# Request
Find the line with "Rebuild this chart" and the line with "101610, 101330, 101330];", then repeat both of them and every line in between exactly. Omit the pictures.

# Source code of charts

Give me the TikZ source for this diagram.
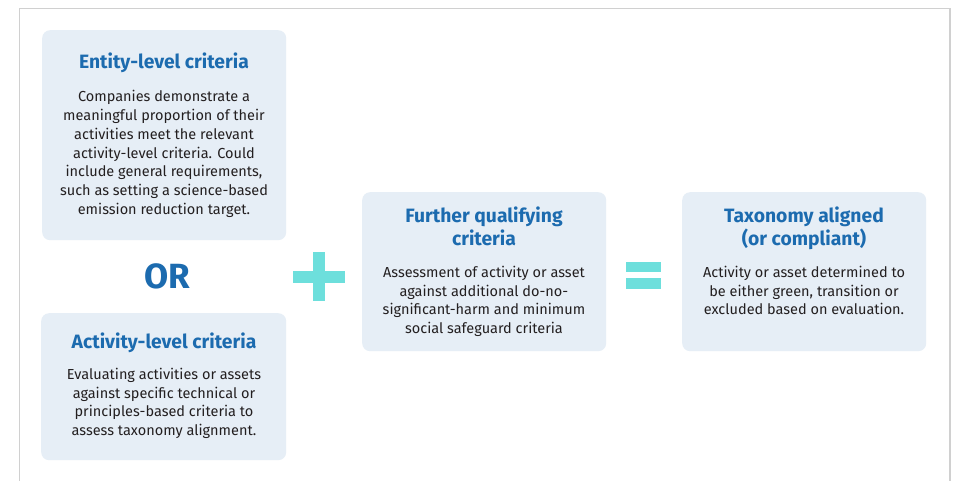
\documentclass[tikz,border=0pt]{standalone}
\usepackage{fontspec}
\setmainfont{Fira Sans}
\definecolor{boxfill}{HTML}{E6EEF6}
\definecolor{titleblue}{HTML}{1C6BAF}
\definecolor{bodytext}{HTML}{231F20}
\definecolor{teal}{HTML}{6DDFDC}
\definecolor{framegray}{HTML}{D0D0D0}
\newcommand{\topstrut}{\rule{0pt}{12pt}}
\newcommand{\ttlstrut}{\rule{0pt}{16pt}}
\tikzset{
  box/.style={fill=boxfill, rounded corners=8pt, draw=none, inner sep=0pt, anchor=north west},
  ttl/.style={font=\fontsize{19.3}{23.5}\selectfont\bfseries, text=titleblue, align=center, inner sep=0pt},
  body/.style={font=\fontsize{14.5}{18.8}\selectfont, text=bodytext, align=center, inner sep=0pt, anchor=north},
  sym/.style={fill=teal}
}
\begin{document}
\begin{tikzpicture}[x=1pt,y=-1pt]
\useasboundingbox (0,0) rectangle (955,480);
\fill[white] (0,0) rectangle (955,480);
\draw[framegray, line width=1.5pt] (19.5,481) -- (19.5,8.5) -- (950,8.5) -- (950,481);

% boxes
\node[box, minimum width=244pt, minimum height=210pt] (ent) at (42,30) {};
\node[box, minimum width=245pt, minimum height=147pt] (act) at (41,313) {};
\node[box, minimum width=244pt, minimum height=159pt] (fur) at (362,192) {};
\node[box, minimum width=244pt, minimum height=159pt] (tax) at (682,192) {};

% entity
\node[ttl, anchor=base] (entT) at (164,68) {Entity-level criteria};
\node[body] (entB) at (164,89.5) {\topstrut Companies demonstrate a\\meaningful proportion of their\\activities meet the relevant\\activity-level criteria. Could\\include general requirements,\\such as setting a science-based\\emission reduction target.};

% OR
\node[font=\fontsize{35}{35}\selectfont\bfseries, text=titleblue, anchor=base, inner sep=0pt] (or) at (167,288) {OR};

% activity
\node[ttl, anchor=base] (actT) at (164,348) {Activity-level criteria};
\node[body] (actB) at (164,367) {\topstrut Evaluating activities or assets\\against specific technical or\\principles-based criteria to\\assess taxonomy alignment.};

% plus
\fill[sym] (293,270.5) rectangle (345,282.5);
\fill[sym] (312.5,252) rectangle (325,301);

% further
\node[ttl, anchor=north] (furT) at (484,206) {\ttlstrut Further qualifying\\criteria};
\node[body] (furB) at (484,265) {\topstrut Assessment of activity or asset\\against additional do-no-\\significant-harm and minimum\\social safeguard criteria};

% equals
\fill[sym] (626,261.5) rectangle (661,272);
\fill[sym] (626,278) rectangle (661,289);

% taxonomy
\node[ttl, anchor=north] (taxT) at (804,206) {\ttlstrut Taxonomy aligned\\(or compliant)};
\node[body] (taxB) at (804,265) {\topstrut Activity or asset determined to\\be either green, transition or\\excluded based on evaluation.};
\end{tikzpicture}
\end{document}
--
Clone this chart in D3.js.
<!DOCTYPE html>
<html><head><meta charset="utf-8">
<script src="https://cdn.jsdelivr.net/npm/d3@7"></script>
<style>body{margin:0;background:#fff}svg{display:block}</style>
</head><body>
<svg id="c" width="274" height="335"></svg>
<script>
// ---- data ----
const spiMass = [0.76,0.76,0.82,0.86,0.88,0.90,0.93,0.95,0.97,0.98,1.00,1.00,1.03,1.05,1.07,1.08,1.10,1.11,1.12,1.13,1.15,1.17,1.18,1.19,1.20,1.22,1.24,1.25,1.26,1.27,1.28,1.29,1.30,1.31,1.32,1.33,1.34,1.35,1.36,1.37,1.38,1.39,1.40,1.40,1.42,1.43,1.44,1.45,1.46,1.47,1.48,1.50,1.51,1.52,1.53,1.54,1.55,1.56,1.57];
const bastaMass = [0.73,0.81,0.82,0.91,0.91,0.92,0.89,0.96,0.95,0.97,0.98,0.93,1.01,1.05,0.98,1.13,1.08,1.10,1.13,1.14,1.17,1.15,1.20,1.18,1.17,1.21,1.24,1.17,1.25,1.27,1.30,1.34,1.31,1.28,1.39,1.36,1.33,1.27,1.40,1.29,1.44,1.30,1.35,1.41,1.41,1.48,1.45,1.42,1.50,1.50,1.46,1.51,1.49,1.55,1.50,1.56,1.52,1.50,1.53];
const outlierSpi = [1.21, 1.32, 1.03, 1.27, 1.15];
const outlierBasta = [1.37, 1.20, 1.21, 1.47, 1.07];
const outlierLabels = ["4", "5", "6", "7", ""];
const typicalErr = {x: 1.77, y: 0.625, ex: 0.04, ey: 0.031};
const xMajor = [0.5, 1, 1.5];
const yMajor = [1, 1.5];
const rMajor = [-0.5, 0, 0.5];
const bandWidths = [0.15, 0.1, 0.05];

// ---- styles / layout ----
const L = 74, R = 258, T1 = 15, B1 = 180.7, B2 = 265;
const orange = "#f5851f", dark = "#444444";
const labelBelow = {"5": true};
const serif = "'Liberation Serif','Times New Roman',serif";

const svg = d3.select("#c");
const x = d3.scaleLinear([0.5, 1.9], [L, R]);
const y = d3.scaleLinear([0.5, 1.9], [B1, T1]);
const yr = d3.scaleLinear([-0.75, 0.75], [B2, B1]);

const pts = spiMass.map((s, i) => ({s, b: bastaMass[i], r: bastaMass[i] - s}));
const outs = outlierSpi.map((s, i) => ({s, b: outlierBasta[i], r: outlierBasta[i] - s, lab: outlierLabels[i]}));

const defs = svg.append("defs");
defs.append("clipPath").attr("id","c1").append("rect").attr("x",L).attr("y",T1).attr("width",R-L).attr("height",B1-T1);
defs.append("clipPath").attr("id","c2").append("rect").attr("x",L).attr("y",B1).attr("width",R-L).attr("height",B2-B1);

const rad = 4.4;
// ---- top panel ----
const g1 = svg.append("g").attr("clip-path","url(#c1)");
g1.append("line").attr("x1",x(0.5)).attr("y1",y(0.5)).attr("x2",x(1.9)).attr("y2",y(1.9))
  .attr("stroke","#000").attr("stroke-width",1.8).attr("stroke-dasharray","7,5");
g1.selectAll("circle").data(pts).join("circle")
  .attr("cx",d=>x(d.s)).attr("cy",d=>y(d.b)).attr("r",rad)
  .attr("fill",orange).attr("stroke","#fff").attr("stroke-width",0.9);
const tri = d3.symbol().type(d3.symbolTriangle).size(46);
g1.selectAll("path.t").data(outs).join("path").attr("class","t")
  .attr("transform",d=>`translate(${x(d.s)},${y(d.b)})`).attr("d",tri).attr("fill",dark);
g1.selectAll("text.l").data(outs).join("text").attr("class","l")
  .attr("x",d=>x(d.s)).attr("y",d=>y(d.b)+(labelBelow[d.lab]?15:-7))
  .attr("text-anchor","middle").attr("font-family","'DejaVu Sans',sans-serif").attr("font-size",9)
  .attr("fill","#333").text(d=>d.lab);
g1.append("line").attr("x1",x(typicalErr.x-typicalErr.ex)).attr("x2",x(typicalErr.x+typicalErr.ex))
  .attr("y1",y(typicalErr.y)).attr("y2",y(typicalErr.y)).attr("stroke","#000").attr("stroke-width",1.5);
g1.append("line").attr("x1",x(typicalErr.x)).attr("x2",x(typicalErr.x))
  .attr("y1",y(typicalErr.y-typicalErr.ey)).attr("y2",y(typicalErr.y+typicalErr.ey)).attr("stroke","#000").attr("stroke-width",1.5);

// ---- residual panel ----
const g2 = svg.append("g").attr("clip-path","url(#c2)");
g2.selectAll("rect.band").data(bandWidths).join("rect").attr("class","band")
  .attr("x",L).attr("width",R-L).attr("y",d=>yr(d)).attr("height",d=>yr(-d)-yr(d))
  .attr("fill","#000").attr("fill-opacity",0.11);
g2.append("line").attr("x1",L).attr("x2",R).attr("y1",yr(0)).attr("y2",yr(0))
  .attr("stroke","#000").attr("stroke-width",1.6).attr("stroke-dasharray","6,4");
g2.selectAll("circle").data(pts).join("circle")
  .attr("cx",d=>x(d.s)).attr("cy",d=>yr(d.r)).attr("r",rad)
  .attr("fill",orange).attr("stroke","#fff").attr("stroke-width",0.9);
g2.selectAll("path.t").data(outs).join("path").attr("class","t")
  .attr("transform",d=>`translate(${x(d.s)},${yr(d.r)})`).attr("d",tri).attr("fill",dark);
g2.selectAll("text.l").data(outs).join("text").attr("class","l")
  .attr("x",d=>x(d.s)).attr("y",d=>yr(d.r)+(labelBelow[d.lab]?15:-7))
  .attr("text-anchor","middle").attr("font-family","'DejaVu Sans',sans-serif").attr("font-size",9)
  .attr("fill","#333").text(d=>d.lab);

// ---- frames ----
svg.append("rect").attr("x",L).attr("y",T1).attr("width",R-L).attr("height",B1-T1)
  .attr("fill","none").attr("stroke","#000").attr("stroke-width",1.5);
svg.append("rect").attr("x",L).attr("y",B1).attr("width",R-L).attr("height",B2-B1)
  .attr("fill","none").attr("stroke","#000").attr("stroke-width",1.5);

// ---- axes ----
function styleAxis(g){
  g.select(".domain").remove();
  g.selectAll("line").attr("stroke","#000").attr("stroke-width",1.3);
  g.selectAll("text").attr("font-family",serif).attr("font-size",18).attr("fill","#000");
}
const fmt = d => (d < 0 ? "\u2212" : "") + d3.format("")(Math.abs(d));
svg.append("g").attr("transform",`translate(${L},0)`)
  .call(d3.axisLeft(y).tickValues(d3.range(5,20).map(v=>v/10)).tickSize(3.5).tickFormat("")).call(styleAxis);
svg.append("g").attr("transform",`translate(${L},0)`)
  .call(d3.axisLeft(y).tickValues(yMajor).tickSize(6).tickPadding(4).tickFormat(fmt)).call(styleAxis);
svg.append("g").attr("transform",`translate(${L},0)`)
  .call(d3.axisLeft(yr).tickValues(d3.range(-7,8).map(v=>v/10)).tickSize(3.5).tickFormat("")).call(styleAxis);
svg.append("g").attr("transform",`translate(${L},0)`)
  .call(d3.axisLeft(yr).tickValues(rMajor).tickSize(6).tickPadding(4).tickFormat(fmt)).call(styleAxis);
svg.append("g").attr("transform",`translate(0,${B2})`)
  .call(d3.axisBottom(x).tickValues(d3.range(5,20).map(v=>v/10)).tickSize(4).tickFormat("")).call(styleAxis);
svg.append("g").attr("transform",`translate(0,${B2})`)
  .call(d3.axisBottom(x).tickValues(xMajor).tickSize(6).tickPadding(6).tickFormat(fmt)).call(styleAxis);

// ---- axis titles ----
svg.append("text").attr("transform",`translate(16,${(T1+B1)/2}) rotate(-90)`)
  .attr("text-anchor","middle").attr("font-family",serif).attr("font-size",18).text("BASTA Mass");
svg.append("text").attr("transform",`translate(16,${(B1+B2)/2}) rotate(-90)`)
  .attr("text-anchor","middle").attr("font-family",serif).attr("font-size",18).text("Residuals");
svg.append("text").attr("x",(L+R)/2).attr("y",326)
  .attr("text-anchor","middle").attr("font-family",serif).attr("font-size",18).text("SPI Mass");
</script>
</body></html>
---
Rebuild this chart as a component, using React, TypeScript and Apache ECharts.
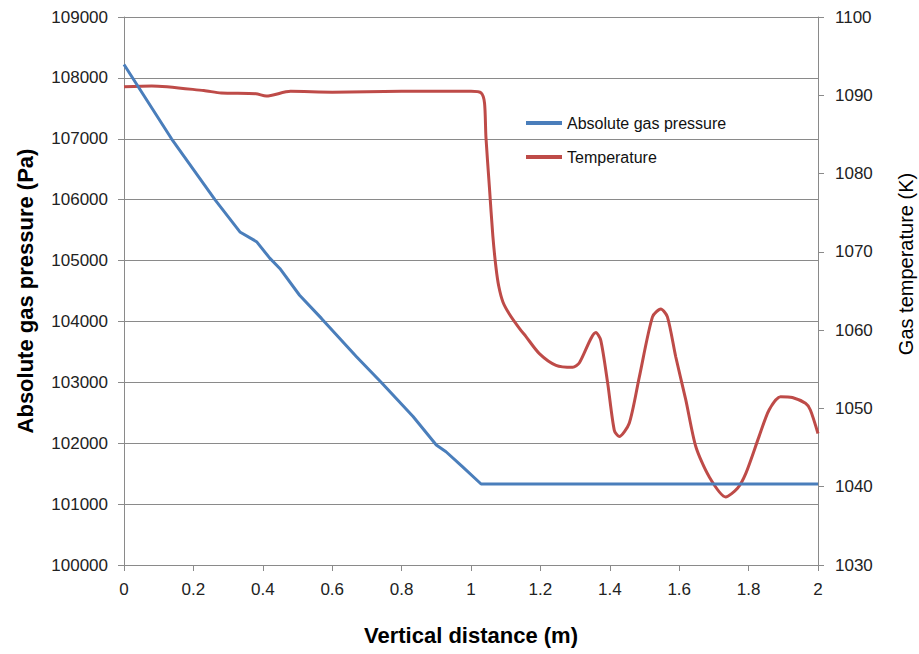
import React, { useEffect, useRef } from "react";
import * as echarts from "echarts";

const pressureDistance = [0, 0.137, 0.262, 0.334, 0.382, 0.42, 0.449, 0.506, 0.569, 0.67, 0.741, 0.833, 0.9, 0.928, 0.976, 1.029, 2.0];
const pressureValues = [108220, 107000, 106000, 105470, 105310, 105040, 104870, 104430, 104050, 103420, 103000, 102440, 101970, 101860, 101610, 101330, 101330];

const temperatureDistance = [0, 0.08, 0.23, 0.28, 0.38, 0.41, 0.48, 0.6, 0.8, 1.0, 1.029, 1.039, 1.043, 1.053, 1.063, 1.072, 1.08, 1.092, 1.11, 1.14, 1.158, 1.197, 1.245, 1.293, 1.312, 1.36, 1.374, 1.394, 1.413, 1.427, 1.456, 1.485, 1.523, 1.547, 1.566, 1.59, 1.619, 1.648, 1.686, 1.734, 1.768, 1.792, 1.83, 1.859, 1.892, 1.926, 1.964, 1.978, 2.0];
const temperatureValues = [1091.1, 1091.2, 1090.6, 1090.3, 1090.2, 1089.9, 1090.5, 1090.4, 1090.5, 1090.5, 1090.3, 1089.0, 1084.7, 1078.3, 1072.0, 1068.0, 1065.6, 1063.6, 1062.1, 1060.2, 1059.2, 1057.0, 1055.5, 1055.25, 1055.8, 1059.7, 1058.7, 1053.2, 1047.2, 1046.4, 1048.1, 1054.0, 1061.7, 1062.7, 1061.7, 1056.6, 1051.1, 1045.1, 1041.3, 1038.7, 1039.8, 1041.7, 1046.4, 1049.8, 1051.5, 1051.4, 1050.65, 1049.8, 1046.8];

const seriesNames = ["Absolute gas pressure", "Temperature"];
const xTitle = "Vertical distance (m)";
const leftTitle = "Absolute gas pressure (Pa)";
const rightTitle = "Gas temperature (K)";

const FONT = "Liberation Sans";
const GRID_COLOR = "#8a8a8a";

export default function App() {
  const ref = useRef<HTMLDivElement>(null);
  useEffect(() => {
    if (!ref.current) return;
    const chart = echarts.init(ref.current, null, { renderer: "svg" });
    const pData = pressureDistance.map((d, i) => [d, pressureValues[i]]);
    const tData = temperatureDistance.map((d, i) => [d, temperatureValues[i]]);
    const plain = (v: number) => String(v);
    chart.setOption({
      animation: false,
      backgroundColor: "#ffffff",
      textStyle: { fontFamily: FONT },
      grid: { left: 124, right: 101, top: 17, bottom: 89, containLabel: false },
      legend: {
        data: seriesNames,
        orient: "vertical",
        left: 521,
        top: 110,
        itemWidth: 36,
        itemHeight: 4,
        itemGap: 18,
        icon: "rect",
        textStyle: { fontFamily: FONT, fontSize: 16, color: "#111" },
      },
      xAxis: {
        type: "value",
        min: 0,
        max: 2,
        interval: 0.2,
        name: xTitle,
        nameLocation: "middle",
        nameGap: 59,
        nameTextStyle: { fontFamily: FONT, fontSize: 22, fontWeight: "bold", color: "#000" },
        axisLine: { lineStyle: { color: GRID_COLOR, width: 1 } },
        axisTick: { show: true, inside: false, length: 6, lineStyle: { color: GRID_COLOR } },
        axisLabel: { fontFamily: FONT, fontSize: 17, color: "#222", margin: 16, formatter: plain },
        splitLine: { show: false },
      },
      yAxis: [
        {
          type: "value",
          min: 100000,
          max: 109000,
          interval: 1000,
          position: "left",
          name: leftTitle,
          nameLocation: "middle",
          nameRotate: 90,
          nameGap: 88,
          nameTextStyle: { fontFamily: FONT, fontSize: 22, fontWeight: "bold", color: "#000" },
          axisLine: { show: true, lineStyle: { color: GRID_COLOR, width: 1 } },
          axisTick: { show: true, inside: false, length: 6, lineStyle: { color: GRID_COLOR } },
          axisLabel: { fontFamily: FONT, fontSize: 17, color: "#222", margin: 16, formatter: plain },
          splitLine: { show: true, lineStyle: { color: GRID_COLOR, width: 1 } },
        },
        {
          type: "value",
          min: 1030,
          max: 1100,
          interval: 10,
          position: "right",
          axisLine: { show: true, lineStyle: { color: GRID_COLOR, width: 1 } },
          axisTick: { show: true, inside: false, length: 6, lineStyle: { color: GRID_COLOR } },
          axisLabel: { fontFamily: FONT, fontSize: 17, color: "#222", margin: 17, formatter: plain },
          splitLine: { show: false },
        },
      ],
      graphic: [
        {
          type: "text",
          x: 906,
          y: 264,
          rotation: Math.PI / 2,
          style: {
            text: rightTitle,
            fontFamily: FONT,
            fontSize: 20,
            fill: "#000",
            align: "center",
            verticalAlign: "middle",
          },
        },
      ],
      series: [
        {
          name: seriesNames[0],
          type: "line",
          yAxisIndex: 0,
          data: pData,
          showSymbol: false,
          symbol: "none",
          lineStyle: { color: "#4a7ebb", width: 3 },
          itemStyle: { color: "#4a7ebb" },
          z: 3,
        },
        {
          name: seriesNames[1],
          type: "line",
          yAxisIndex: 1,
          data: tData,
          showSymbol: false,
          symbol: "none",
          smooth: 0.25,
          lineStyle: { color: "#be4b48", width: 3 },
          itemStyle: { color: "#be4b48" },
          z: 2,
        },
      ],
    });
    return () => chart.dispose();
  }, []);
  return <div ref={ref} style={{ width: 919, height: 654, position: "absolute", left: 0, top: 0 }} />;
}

# Written response
Rebuild this chart as a component, using React, TypeScript and Apache ECharts.
import React, { useEffect, useRef } from "react";
import * as echarts from "echarts";

const pressureDistance = [0, 0.137, 0.262, 0.334, 0.382, 0.42, 0.449, 0.506, 0.569, 0.67, 0.741, 0.833, 0.9, 0.928, 0.976, 1.029, 2.0];
const pressureValues = [108220, 107000, 106000, 105470, 105310, 105040, 104870, 104430, 104050, 103420, 103000, 102440, 101970, 101860, 101610, 101330, 101330];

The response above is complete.